You are trying to apply Illinois law to a Missouri case. You are free to look up the law in Illinois if you would like. I have a fairly good understanding of it. As part of the 16 hours of training I took for my CCL the instructors brother, a lawyer in IL who has studied such things in IL law spoke for an hour or so on IL law regarding self defense and civil liability. I'm not a lawyer but i have been advised by a lawyer on these issues.
 
I was applying that set of facts to your (where I lived for 15 years) State's laws. If they filed nothing, there is no acquittal no matter where you are from. If its from Illinois, you could be liable under that statute in a civil suit. That's what I'm trying to prove.

Out of respect for the original poster, I am done, you can certainly believe what you want.

Rusellc
 
IMO if a prosecutor wants to go after you he/she will find a way.

I often here you should use the same ammo as the local LEOs use. this way no one can say you were using super-duper killing ammo unless they also want to admit the local police are carrying the same.

In turn a case could be made you are a want-a-be police officer and took matters into your own hands instead of letting the local police handle the situation. Just look at the ammo he used, he wants to be a cop but he's not!

Facts can be twisted in any manner the presenter feels necessary to make you look bad if that's their intention. (the words "no win" come to mind)
 
I was applying that set of facts to your (where I lived for 15 years) State's laws. If they filed nothing, there is no acquittal no matter where you are from. If its from Illinois, you could be liable under that statute in a civil suit. That's what I'm trying to prove.

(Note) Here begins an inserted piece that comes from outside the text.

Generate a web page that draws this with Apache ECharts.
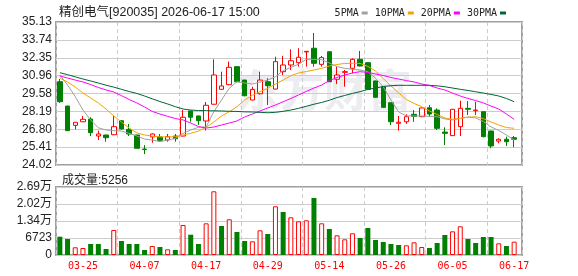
<!DOCTYPE html>
<html>
<head>
<meta charset="utf-8">
<script src="https://cdn.jsdelivr.net/npm/echarts@6/dist/echarts.min.js"></script>
<style>
  html, body { margin: 0; padding: 0; background: #fff; }
  #main { width: 578px; height: 276px; }
</style>
</head>
<body>
<div id="main"></div>
<script>
const dates = ['03-20','03-23','03-24','03-25','03-26','03-27','03-30','03-31','04-01','04-02',
  '04-03','04-07','04-08','04-09','04-10','04-13','04-14','04-15','04-16','04-17',
  '04-20','04-21','04-22','04-23','04-24','04-27','04-28','04-29','04-30','05-06',
  '05-07','05-08','05-11','05-12','05-13','05-14','05-15','05-18','05-19','05-20',
  '05-21','05-22','05-25','05-26','05-27','05-28','05-29','06-01','06-02','06-03',
  '06-04','06-05','06-08','06-09','06-10','06-11','06-12','06-15','06-16','06-17'];

// [open, close, low, high]
const candles = [
  [30.49,28.94,28.84,30.70],[28.60,26.69,26.67,28.62],[27.10,27.34,26.79,27.36],[27.38,27.57,27.36,27.83],
  [27.59,26.53,26.27,27.73],[26.27,26.43,25.96,26.69],[26.35,26.14,25.83,26.37],[26.37,27.00,26.35,27.83],
  [27.46,26.82,26.78,27.50],[26.79,26.43,26.27,27.21],[26.35,25.32,25.30,26.36],[25.26,25.22,24.87,25.57],
  [26.20,26.43,25.75,26.48],[26.20,25.94,25.83,26.43],[25.96,26.22,25.83,26.43],[26.27,26.06,25.83,26.43],
  [26.27,27.73,26.25,28.29],[28.22,27.73,27.38,28.24],[27.83,27.46,27.13,27.85],[27.44,28.66,26.69,28.91],
  [28.74,31.01,28.72,32.23],[29.90,30.16,29.88,31.27],[30.26,31.61,30.22,32.05],[31.66,30.49,30.45,31.68],
  [30.62,29.40,29.36,30.64],[29.07,29.88,29.05,30.10],[29.56,30.62,29.50,31.27],[30.49,30.18,28.68,30.76],
  [29.92,32.05,29.90,32.43],[31.27,31.79,31.01,32.50],[31.79,32.12,31.40,33.01],[31.97,32.39,31.66,33.09],
  [32.80,32.85,31.66,32.87],[33.09,31.92,31.66,34.28],[31.84,32.36,31.66,32.49],[32.82,30.49,30.47,32.84],
  [30.68,31.01,30.31,31.66],[31.22,31.27,30.10,31.40],[31.53,32.23,31.14,32.31],[32.23,31.71,31.69,32.88],
  [31.97,29.90,29.85,32.00],[30.55,29.28,29.26,30.57],[30.10,28.50,28.46,30.12],[28.86,27.38,27.13,28.88],
  [27.26,27.34,26.69,27.83],[27.38,27.77,27.21,27.96],[27.96,27.80,27.38,28.29],[27.77,28.45,27.75,28.47],
  [28.47,27.98,27.77,28.68],[28.29,26.87,26.74,28.42],[26.58,26.48,25.57,26.95],[26.30,28.35,26.28,28.37],
  [27.00,28.42,26.27,29.02],[28.42,28.35,27.90,28.99],[28.24,28.29,27.90,28.94],[28.16,26.22,26.17,28.18],
  [26.66,25.50,25.32,26.68],[25.88,26.02,25.71,26.09],[26.02,25.83,25.50,26.22],[26.14,26.02,25.40,26.27]
];

const ma5 = [31.01,30.24,29.33,28.29,27.52,26.91,26.74,26.69,26.66,26.48,26.27,26.04,25.96,25.83,25.96,
  26.09,26.48,26.74,26.95,26.98,28.16,29.07,29.98,30.49,30.39,30.31,30.47,30.62,30.88,31.35,
  31.60,31.85,32.23,32.23,32.20,31.95,31.66,31.53,31.45,31.40,31.27,30.76,30.10,29.07,28.14,
  27.83,27.83,27.83,27.80,27.77,27.60,27.52,27.65,27.75,27.67,27.40,26.98,26.70,26.35,25.96];
const ma10 = [30.76,30.47,30.08,29.61,29.23,28.84,28.37,27.83,27.36,26.89,26.51,26.35,26.27,26.20,26.20,
  26.22,26.35,26.48,26.66,26.95,27.36,27.83,28.16,28.55,29.07,29.43,29.72,29.98,30.31,30.62,
  30.96,31.17,31.28,31.40,31.53,31.71,31.83,31.91,31.92,31.91,31.68,31.32,30.74,30.16,29.62,
  29.11,28.80,28.55,28.22,27.94,27.67,27.57,27.63,27.73,27.77,27.63,27.36,27.13,26.93,26.87];
const ma20 = [30.93,30.78,30.62,30.47,30.27,30.04,29.85,29.69,29.41,29.11,28.84,28.53,28.18,27.98,27.80,
  27.63,27.52,27.28,27.01,26.89,26.97,27.13,27.28,27.44,27.75,27.98,28.22,28.45,28.68,28.94,
  29.19,29.46,29.73,30.00,30.23,30.58,30.82,31.01,31.17,31.27,31.21,31.09,30.97,30.82,30.70,
  30.58,30.47,30.31,30.20,30.00,29.85,29.61,29.38,29.19,29.03,28.84,28.60,28.37,27.98,27.57];
const ma30 = [31.19,31.04,30.87,30.70,30.55,30.39,30.22,30.07,29.90,29.73,29.58,29.38,29.16,28.95,28.76,
  28.55,28.37,28.29,28.25,28.24,28.23,28.22,28.19,28.18,28.15,28.14,28.11,28.08,28.11,28.19,
  28.29,28.42,28.58,28.74,28.88,29.05,29.26,29.42,29.58,29.72,29.89,30.00,30.12,30.18,30.21,
  30.21,30.21,30.21,30.21,30.17,30.10,30.00,29.90,29.81,29.71,29.61,29.50,29.38,29.19,28.94];

const volumes = [7240,6330,3050,2770,4350,4350,2370,9890,5540,4350,
  4350,1980,3560,3160,2250,1980,11870,8030,4350,12530,
  25190,11470,14120,9100,5540,5410,9760,8300,19260,17010,
  14900,13320,13720,22540,12530,10280,7780,6200,8580,6720,
  10680,5930,5140,4350,3955,3820,5010,3160,2770,4750,
  7910,9360,11340,6330,4750,7120,7120,4610,3560,5256];
// 1 = up (red hollow), 0 = down (green)
const volUp = [0,0,1,1,0,0,0,1,0,0, 0,0,1,0,1,0,1,0,0,1, 1,0,1,0,0,1,1,0,1,0,
  1,1,1,0,1,0,1,1,1,0, 0,0,0,0,0,1,1,1,0,0, 0,1,1,0,0,0,0,1,0,1];

const priceTicks = ['24.02','25.41','26.80','28.19','29.58','30.96','32.35','33.74','35.13'];
const volTicks = ['0','6723','1.34万','2.02万','2.69万'];
const priceMin = 24.02, priceMax = 35.13;
const volMax = 26892;

const titleText = '精创电气[920035] 2026-06-17 15:00';
const maNames = ['5PMA','10PMA','20PMA','30PMA'];
const maColors = ['#a0a0a0','#f5a300','#ff00ff','#006633'];

const upColor = '#ff0000';
const downColor = '#008000';
const labelFont = 'Liberation Sans, Noto Sans CJK SC, sans-serif';
const monoFont = 'DejaVu Sans Mono, monospace';

const chart = echarts.init(document.getElementById('main'), null, {renderer: 'canvas'});

const showIdx = function (index) { return index % 8 === 3; };

const option = {
  animation: false,
  backgroundColor: '#fff',
  title: [
    {
      text: titleText, left: 54, top: 1,
      textStyle: {fontSize: 12.5, fontWeight: 'normal', color: '#222', fontFamily: labelFont}
    },
    {
      text: '成交量:' + volumes[volumes.length - 1], left: 57, top: 170,
      textStyle: {fontSize: 12, fontWeight: 'normal', color: '#222', fontFamily: labelFont}
    }
  ],
  legend: {
    data: maNames,
    right: 67, top: 3,
    align: 'right',
    icon: 'rect',
    itemWidth: 6, itemHeight: 3,
    itemGap: 7,
    textStyle: {fontSize: 10, color: '#222', fontFamily: monoFont, padding: [0, -2, 0, 0]}
  },
  graphic: [
    {
      type: 'text', left: 236, top: 68, z: -1, silent: true,
      style: {text: '东方财富', fontSize: 44, fontWeight: 'bold', fill: '#ededf1',
        fontFamily: 'Noto Sans CJK SC'}
    }
  ],
  grid: [
    {left: 56, top: 22, width: 462, height: 143, show: false},
    {left: 56, top: 187, width: 462, height: 68, show: false},
    {left: 56, top: 22, width: 466, height: 143, show: true, borderColor: '#a0a0a0', borderWidth: 2},
    {left: 56, top: 187, width: 466, height: 68, show: true, borderColor: '#a0a0a0', borderWidth: 2}
  ],
  xAxis: [
    {
      type: 'category', gridIndex: 0, data: dates, boundaryGap: true,
      axisLine: {show: false}, axisTick: {show: false}, axisLabel: {show: false}, splitLine: {show: false}
    },
    {
      type: 'category', gridIndex: 1, data: dates, boundaryGap: true,
      axisLine: {show: false}, axisTick: {show: false}, splitLine: {show: false},
      axisLabel: {interval: showIdx, color: upColor, fontSize: 10, fontFamily: monoFont, margin: 6}
    },
    {
      // frame axis: dashed verticals through every 8th candle centre
      type: 'value', gridIndex: 2, min: -3.5, max: -3.5 + 466 / 7.7, interval: 8,
      axisLine: {show: false}, axisTick: {show: false}, axisLabel: {show: false},
      splitLine: {show: true, lineStyle: {color: '#cccccc', type: [4, 3], width: 1}}
    },
    {
      type: 'value', gridIndex: 3, min: -3.5, max: -3.5 + 466 / 7.7, interval: 8,
      axisLine: {show: false}, axisTick: {show: false}, axisLabel: {show: false},
      splitLine: {show: true, lineStyle: {color: '#cccccc', type: [4, 3], width: 1}}
    }
  ],
  yAxis: [
    {
      type: 'value', gridIndex: 0, min: priceMin, max: priceMax,
      axisLine: {show: false}, axisTick: {show: false}, axisLabel: {show: false}, splitLine: {show: false}
    },
    {
      type: 'value', gridIndex: 1, min: 0, max: volMax,
      axisLine: {show: false}, axisTick: {show: false}, axisLabel: {show: false}, splitLine: {show: false}
    },
    {
      type: 'value', gridIndex: 2, min: 0, max: priceTicks.length - 1, interval: 1,
      axisLine: {show: false}, axisTick: {show: false},
      axisLabel: {
        margin: 4, fontSize: 12, color: '#222', fontFamily: labelFont,
        formatter: function (v) { return priceTicks[Math.round(v)]; }
      },
      splitLine: {show: true, lineStyle: {color: '#cccccc', width: 1}}
    },
    {
      type: 'value', gridIndex: 3, min: 0, max: volTicks.length - 1, interval: 1,
      axisLine: {show: false}, axisTick: {show: false},
      axisLabel: {
        margin: 4, fontSize: 12, color: '#222', fontFamily: labelFont,
        formatter: function (v) { return volTicks[Math.round(v)]; }
      },
      splitLine: {show: true, lineStyle: {color: '#cccccc', width: 1}}
    }
  ],
  series: [
    {
      name: 'K', type: 'candlestick', xAxisIndex: 0, yAxisIndex: 0,
      data: candles, barWidth: 5,
      itemStyle: {color: '#fff', color0: downColor, borderColor: upColor, borderColor0: downColor, borderWidth: 1}
    },
    ...maNames.map(function (name, k) {
      return {
        name: name, type: 'line', xAxisIndex: 0, yAxisIndex: 0,
        data: [ma5, ma10, ma20, ma30][k], symbol: 'none', smooth: false,
        lineStyle: {color: maColors[k], width: 1}, itemStyle: {color: maColors[k]}, z: 3
      };
    }),
    {
      name: 'Volume', type: 'bar', xAxisIndex: 1, yAxisIndex: 1, barWidth: 5,
      data: volumes.map(function (v, i) {
        return {
          value: v,
          itemStyle: volUp[i]
            ? {color: '#fff', borderColor: upColor, borderWidth: 1}
            : {color: downColor}
        };
      })
    }
  ]
};

chart.setOption(option);
</script>
</body>
</html>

Out of respect for the original poster, I am done, you can certainly believe what you want.



Rusellc




If there is no acquittal and no trial then my lawyer would use IL law to argue that a civil suit us not allowed as it was justified self defense. You can argue or not argue I don't really care. Personally I'll take the word of an IL lawyer who has studied such cases in IL over the word of some guy on the internet that can't be wrong because he is a lawyer.

Btw, the whole. "You're stupid so stupid I'm going to quit arguing" thing is beyond childish.